Corrosion in oil pipelines is one of the biggest problems in the oil sector companies because of the high cost resulted from repairing the corroded parts, or replace it with another non-corroded ones, so, in this research, we study the design of nano-inhibitor and study of its structural and electronic properties of dichlorobenzene molecule (C6H4Cl2) and the effect of adding groups of Hydroxy on those properties, density functional theory (DFT) at B3LYP level with (6-31G) basis sets. The study included four new molecules, which are including monohydroxy dichlorobenzene molecule, dihydroxy dichlorobenzene, trihydroxy dichlorobenzene, and tetrhydroxy dichlorobenzene.
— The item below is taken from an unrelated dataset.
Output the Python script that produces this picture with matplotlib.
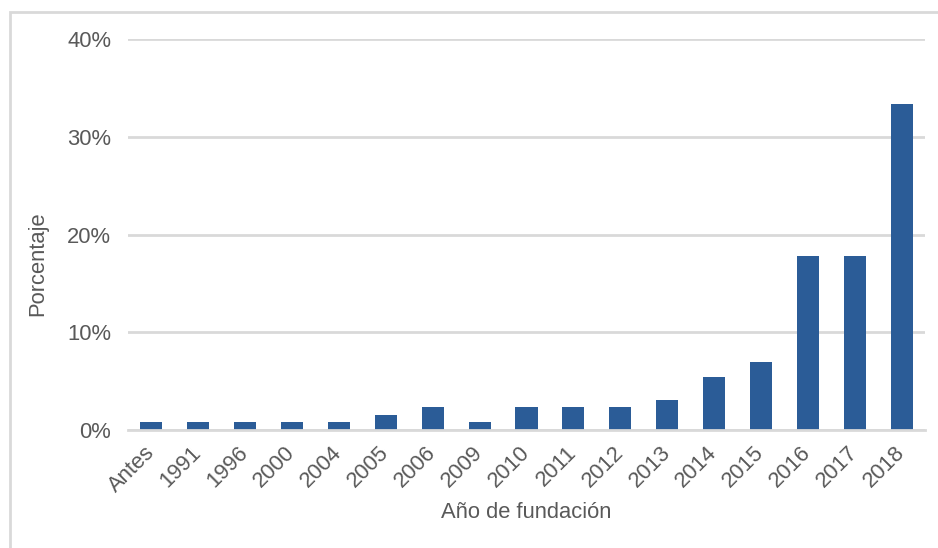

The structural and electronic calculations have been done by using Gaussian 09 program and Gaussian View in DFT calculations. The geometry optimization using both methods for dichlorobenzene (nano-inhibitor) and group’s Hydroxy molecules has been found in good agreement with experimental data. While the electronic properties included calculate total energy, ionization potential, electron affinity, chemical potential, electronegativity, electrochemical hardness and electronic softness for molecules under study. These results show that the energy gap reduced with the increase of the number of groups; also, the electron affinity and electronegativity for dichlorobenzene molecule Ben-Cl-2OH are the lowest, while the chemical potential be the highest for the same inhibitor. Nano-inhibitor result reduces corrosion of internal surfaces of tubes that used for transporting oil and gas to the importance of these molecules in terms of their high ability for interaction. Those dichlorobenzene can restrain corrosion from claiming steel toward framing an inactive layer for this molecule on the metal's surface.